# Requirement
Locate every line that holds the string "this" and copy it.

Rows from a dataset:
────
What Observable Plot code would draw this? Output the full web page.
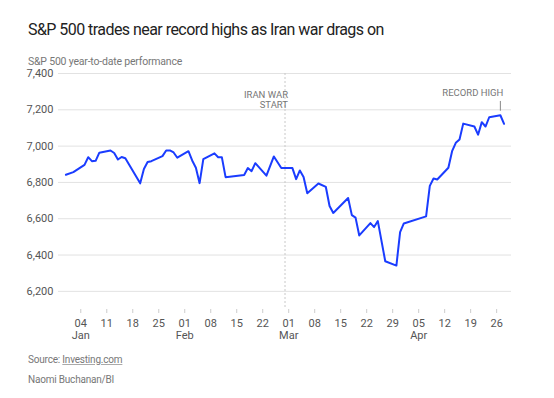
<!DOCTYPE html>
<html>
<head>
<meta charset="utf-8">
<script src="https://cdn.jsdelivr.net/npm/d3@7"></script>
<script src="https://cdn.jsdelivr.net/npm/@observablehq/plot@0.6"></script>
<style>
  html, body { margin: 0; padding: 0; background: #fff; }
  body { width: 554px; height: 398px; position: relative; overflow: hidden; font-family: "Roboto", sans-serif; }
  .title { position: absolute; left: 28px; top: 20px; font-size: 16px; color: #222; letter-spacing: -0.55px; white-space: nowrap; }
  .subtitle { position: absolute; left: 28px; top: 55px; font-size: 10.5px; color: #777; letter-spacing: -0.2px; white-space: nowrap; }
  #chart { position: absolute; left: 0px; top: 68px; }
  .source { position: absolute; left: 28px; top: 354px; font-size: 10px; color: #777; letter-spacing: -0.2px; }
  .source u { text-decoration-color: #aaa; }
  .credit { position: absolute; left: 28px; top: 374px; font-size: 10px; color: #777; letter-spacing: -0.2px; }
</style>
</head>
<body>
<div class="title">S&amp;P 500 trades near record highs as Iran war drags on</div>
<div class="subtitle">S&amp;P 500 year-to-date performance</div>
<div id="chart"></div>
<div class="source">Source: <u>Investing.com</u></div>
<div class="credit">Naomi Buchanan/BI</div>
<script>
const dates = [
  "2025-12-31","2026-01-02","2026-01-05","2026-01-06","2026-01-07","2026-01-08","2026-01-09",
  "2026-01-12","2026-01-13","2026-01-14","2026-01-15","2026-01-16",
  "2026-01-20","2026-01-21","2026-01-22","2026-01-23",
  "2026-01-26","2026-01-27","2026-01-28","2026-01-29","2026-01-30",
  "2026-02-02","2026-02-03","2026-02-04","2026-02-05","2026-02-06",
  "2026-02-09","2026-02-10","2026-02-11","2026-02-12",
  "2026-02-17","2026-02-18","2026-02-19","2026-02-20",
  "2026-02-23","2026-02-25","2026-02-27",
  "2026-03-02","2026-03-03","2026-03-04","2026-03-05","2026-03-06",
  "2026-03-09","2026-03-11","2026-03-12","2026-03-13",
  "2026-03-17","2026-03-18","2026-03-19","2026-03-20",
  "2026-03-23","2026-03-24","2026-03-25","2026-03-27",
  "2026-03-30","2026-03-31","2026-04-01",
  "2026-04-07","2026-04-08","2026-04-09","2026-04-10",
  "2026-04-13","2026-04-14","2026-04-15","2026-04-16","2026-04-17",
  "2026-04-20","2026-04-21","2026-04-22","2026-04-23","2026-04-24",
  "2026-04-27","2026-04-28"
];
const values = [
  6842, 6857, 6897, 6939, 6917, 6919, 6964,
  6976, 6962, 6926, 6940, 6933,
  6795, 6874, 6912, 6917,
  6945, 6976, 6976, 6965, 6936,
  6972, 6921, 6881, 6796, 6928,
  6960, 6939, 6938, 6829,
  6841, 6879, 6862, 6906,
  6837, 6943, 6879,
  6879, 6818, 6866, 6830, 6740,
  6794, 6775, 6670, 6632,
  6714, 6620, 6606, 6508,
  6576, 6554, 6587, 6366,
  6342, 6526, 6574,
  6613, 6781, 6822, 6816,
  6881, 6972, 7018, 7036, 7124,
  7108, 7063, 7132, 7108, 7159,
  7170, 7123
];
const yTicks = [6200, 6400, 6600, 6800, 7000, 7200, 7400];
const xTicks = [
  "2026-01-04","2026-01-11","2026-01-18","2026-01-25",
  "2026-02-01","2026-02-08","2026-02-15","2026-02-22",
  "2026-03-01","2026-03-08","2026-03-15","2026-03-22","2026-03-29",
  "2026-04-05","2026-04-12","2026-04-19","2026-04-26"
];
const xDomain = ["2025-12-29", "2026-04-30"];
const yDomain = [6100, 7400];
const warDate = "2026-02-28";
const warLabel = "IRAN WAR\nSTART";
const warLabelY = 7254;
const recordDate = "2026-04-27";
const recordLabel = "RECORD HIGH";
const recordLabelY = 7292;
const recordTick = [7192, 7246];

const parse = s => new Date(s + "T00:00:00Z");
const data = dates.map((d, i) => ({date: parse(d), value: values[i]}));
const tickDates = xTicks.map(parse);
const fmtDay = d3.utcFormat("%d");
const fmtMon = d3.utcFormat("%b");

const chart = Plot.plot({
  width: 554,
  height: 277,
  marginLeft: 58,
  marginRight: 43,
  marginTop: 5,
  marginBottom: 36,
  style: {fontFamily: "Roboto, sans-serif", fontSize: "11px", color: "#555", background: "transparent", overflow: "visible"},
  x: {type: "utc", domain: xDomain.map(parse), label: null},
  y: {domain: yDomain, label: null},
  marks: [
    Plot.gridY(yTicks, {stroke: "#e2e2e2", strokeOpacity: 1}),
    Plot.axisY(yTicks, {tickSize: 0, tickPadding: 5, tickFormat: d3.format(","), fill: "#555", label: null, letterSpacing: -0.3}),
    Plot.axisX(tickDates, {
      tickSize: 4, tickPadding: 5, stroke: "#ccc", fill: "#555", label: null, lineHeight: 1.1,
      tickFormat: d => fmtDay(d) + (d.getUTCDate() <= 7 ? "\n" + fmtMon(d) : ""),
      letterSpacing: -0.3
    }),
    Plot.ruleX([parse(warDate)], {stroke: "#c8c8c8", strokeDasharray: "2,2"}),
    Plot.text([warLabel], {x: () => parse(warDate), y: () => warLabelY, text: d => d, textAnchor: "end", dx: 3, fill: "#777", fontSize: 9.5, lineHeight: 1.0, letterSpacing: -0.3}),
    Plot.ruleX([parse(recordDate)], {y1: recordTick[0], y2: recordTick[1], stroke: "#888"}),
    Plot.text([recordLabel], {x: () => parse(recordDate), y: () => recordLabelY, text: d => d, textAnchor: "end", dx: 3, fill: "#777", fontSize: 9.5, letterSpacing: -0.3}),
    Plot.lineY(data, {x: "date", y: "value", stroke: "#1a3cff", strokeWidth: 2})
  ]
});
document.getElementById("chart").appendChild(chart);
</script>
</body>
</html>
────
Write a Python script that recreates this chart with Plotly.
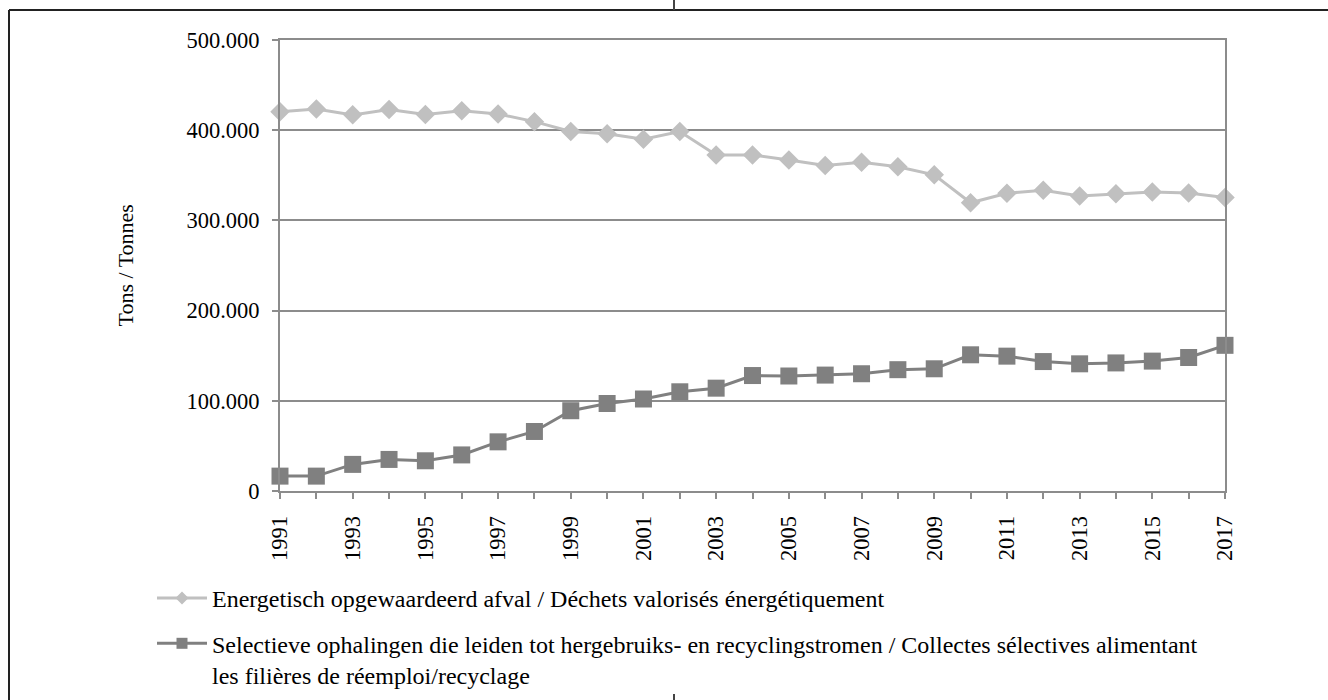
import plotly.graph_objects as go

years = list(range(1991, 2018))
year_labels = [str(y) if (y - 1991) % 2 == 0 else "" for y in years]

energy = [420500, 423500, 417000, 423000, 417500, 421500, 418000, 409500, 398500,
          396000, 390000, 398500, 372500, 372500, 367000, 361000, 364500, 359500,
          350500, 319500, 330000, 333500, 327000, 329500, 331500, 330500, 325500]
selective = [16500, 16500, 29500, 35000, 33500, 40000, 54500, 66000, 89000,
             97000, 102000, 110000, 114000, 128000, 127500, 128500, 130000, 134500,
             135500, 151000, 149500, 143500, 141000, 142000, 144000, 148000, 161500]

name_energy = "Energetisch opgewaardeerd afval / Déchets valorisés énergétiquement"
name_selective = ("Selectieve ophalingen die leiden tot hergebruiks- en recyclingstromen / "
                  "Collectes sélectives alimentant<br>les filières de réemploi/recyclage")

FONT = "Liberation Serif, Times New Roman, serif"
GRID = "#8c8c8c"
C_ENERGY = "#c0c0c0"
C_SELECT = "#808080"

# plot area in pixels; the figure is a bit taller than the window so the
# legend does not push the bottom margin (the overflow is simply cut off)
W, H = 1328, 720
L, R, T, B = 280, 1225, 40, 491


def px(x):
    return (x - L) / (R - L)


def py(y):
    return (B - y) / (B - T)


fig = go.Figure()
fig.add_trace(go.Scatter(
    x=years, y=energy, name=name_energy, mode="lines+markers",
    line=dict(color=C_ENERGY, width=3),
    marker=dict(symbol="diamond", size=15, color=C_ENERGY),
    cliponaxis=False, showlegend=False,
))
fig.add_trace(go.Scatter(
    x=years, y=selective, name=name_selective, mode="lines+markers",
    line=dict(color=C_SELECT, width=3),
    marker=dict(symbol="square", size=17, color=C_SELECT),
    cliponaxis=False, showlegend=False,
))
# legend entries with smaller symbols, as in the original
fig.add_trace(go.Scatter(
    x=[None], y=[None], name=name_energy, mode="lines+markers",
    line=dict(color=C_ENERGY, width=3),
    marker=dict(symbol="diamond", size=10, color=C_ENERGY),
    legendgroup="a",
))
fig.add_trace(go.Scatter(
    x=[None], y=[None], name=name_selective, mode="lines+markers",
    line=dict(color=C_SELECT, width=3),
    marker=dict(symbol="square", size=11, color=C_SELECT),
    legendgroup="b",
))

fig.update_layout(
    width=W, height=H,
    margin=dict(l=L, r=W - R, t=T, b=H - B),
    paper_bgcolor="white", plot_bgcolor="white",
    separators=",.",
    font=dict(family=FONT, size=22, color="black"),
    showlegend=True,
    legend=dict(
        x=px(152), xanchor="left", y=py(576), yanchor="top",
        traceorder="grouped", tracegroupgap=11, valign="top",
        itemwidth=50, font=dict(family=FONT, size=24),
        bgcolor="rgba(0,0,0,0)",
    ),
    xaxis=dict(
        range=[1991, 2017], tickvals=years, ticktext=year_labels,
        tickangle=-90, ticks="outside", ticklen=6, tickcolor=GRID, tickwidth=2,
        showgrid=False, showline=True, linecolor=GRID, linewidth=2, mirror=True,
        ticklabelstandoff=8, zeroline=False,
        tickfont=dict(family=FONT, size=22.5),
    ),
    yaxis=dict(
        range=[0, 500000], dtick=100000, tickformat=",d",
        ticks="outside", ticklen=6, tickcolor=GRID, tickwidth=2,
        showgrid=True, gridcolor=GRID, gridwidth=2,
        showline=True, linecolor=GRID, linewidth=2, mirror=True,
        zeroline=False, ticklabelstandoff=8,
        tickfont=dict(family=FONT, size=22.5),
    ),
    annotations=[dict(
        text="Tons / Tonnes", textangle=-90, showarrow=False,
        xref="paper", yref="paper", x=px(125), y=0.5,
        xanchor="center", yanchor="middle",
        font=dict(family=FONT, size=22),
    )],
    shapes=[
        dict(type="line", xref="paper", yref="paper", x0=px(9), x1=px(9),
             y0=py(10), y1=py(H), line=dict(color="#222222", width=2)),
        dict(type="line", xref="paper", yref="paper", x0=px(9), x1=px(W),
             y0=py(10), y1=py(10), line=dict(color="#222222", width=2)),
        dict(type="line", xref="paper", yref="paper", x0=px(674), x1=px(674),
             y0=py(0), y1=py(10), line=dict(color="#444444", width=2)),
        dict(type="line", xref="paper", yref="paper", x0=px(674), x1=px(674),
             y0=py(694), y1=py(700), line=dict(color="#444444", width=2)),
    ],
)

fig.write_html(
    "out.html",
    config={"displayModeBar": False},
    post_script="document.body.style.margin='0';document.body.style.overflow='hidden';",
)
────
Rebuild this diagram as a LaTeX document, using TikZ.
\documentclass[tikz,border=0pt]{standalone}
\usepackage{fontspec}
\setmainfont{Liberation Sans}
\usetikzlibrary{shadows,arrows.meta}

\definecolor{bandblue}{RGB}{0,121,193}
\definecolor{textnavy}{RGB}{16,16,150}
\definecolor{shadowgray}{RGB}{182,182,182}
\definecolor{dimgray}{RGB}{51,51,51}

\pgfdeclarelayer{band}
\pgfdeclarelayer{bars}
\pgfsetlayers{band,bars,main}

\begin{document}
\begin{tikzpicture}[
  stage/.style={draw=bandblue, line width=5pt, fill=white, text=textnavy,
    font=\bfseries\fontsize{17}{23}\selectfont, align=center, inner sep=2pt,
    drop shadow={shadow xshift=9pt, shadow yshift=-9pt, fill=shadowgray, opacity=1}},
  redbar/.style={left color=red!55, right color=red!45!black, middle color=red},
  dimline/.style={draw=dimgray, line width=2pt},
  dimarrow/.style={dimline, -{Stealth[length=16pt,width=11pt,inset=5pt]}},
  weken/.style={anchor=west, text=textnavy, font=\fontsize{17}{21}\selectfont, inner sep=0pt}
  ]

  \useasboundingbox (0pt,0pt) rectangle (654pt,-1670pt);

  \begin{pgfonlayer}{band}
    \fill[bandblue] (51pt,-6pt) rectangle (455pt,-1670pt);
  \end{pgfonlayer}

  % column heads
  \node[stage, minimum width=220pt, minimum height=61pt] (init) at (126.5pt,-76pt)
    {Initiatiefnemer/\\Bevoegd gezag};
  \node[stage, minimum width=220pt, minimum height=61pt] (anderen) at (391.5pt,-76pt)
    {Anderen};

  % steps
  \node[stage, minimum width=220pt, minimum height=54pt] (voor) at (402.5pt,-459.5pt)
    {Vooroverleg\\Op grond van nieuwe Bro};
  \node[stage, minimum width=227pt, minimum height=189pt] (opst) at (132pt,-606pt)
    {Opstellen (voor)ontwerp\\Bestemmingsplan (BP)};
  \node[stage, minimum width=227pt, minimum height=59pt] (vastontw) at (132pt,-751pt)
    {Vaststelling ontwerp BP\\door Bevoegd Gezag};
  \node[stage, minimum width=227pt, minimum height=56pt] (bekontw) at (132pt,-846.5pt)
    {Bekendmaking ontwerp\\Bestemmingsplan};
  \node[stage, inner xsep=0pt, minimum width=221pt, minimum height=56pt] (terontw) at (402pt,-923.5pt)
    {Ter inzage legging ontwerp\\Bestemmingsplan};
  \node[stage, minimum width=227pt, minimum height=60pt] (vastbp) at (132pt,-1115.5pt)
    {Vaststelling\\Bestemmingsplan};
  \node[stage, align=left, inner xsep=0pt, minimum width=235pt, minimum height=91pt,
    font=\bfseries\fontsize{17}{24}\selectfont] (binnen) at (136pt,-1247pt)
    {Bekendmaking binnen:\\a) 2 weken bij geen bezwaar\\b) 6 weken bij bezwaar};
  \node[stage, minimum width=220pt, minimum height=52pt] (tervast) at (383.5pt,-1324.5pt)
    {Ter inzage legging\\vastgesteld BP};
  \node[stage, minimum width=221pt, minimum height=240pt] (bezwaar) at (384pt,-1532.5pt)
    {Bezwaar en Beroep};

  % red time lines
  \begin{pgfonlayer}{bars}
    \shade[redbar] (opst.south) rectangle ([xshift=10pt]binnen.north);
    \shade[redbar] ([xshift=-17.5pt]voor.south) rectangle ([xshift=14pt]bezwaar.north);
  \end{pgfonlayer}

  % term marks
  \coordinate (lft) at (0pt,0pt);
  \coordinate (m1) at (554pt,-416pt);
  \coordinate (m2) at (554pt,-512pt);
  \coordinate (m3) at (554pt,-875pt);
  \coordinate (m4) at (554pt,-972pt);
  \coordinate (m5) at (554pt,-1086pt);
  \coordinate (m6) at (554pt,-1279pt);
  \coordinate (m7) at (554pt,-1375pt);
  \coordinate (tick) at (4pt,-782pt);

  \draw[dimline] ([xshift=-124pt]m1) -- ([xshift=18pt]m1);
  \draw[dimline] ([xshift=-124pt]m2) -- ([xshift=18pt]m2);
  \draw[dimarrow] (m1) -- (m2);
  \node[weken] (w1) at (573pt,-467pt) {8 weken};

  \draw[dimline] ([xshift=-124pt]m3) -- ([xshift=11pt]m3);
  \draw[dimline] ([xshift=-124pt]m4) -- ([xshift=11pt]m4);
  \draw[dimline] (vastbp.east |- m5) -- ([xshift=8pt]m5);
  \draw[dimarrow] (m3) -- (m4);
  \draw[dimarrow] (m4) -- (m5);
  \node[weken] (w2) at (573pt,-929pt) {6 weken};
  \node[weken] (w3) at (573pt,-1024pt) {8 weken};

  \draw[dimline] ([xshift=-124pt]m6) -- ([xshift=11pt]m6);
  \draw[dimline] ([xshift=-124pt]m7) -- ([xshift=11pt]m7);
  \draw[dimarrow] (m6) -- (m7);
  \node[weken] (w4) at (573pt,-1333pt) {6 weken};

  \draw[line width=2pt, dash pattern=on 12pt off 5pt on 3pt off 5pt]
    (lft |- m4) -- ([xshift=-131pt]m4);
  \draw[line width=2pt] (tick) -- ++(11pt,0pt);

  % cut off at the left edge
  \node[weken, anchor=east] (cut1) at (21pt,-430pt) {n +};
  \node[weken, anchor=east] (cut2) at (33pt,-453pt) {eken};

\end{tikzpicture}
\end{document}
────
# Task output
What Observable Plot code would draw this? Output the full web page.
Write a Python script that recreates this chart with Plotly.
Rebuild this diagram as a LaTeX document, using TikZ.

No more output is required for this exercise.